Task to complete: From the first line of the data below through the line holding "const ys = [healthyVal, badVal, drugVal];", output each line exactly and leave the pictures out.

==== Given data ====

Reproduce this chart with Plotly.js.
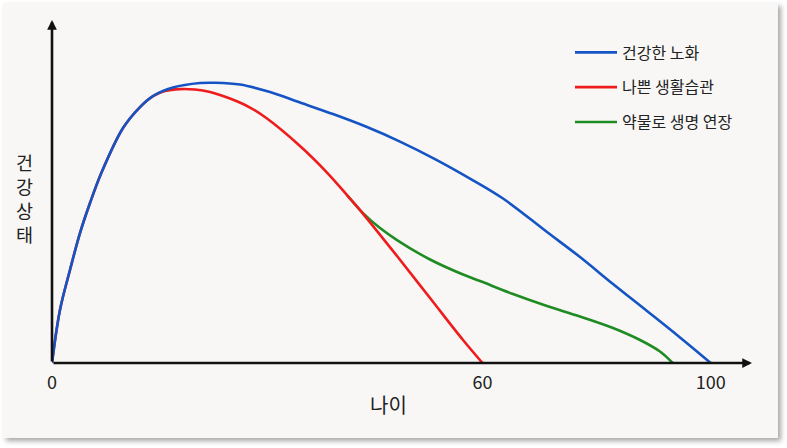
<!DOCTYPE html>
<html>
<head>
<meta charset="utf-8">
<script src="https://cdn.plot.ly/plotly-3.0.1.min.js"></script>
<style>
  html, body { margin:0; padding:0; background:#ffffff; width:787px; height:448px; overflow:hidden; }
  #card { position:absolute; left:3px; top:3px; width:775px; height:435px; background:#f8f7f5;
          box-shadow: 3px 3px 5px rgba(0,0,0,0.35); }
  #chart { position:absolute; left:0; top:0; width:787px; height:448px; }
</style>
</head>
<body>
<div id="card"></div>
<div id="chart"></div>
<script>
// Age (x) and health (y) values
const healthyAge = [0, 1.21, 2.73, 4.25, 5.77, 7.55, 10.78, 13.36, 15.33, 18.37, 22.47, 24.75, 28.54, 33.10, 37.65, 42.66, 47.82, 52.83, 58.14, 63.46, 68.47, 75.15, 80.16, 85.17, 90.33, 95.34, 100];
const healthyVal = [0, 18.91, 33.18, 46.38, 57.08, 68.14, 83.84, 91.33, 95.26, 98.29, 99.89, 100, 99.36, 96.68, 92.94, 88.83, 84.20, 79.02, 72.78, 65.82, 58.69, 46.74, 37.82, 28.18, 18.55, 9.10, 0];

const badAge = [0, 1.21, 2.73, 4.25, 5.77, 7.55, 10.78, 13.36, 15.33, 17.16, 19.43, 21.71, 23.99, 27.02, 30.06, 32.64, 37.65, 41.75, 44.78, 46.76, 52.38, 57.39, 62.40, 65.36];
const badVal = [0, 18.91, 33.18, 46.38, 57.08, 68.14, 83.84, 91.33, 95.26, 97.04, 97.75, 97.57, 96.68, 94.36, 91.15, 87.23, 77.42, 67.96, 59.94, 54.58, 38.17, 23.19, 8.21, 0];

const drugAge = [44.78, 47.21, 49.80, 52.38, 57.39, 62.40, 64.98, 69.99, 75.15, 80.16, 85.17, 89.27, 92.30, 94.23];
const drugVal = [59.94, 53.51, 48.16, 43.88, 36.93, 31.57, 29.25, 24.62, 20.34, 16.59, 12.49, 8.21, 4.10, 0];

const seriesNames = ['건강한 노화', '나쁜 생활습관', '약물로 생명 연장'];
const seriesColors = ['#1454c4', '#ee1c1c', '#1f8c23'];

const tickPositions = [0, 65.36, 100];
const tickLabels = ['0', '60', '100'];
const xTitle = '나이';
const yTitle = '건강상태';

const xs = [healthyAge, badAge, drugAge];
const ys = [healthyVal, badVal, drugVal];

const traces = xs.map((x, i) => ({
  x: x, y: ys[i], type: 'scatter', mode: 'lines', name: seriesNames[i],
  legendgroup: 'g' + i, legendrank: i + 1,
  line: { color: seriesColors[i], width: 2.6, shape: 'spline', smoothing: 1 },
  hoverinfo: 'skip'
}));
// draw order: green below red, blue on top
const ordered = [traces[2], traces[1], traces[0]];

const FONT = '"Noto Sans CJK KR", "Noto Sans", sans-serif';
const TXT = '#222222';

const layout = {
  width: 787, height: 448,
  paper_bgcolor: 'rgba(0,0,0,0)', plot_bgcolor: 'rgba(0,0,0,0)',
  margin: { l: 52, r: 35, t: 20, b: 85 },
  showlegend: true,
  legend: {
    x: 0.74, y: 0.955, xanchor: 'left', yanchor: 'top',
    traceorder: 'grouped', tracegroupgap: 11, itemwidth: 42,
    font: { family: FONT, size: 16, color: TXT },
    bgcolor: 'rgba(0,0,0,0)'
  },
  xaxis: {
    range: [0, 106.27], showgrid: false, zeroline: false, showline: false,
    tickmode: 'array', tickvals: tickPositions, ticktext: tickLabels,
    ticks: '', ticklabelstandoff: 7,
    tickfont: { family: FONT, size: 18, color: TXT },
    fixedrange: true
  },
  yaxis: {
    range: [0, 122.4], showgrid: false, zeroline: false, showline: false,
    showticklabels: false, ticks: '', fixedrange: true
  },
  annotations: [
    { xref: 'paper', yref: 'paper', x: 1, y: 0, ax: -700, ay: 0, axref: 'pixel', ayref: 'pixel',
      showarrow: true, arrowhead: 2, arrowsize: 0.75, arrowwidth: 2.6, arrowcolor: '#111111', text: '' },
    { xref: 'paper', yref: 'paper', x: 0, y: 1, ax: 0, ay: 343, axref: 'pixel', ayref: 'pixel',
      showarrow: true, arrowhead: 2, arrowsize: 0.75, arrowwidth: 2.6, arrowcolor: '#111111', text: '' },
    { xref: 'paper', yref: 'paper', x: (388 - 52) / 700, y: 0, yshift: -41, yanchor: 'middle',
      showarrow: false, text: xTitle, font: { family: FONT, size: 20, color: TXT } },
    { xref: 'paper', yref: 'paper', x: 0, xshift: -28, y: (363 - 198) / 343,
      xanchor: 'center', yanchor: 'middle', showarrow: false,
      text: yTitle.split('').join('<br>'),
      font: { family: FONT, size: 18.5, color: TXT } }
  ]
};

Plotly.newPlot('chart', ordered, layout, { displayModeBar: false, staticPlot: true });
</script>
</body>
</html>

====

Written answer:
Reproduce this chart with Plotly.js.
<!DOCTYPE html>
<html>
<head>
<meta charset="utf-8">
<script src="https://cdn.plot.ly/plotly-3.0.1.min.js"></script>
<style>
  html, body { margin:0; padding:0; background:#ffffff; width:787px; height:448px; overflow:hidden; }
  #card { position:absolute; left:3px; top:3px; width:775px; height:435px; background:#f8f7f5;
          box-shadow: 3px 3px 5px rgba(0,0,0,0.35); }
  #chart { position:absolute; left:0; top:0; width:787px; height:448px; }
</style>
</head>
<body>
<div id="card"></div>
<div id="chart"></div>
<script>
// Age (x) and health (y) values
const healthyAge = [0, 1.21, 2.73, 4.25, 5.77, 7.55, 10.78, 13.36, 15.33, 18.37, 22.47, 24.75, 28.54, 33.10, 37.65, 42.66, 47.82, 52.83, 58.14, 63.46, 68.47, 75.15, 80.16, 85.17, 90.33, 95.34, 100];
const healthyVal = [0, 18.91, 33.18, 46.38, 57.08, 68.14, 83.84, 91.33, 95.26, 98.29, 99.89, 100, 99.36, 96.68, 92.94, 88.83, 84.20, 79.02, 72.78, 65.82, 58.69, 46.74, 37.82, 28.18, 18.55, 9.10, 0];

const badAge = [0, 1.21, 2.73, 4.25, 5.77, 7.55, 10.78, 13.36, 15.33, 17.16, 19.43, 21.71, 23.99, 27.02, 30.06, 32.64, 37.65, 41.75, 44.78, 46.76, 52.38, 57.39, 62.40, 65.36];
const badVal = [0, 18.91, 33.18, 46.38, 57.08, 68.14, 83.84, 91.33, 95.26, 97.04, 97.75, 97.57, 96.68, 94.36, 91.15, 87.23, 77.42, 67.96, 59.94, 54.58, 38.17, 23.19, 8.21, 0];

const drugAge = [44.78, 47.21, 49.80, 52.38, 57.39, 62.40, 64.98, 69.99, 75.15, 80.16, 85.17, 89.27, 92.30, 94.23];
const drugVal = [59.94, 53.51, 48.16, 43.88, 36.93, 31.57, 29.25, 24.62, 20.34, 16.59, 12.49, 8.21, 4.10, 0];

const seriesNames = ['건강한 노화', '나쁜 생활습관', '약물로 생명 연장'];
const seriesColors = ['#1454c4', '#ee1c1c', '#1f8c23'];

const tickPositions = [0, 65.36, 100];
const tickLabels = ['0', '60', '100'];
const xTitle = '나이';
const yTitle = '건강상태';

const xs = [healthyAge, badAge, drugAge];
const ys = [healthyVal, badVal, drugVal];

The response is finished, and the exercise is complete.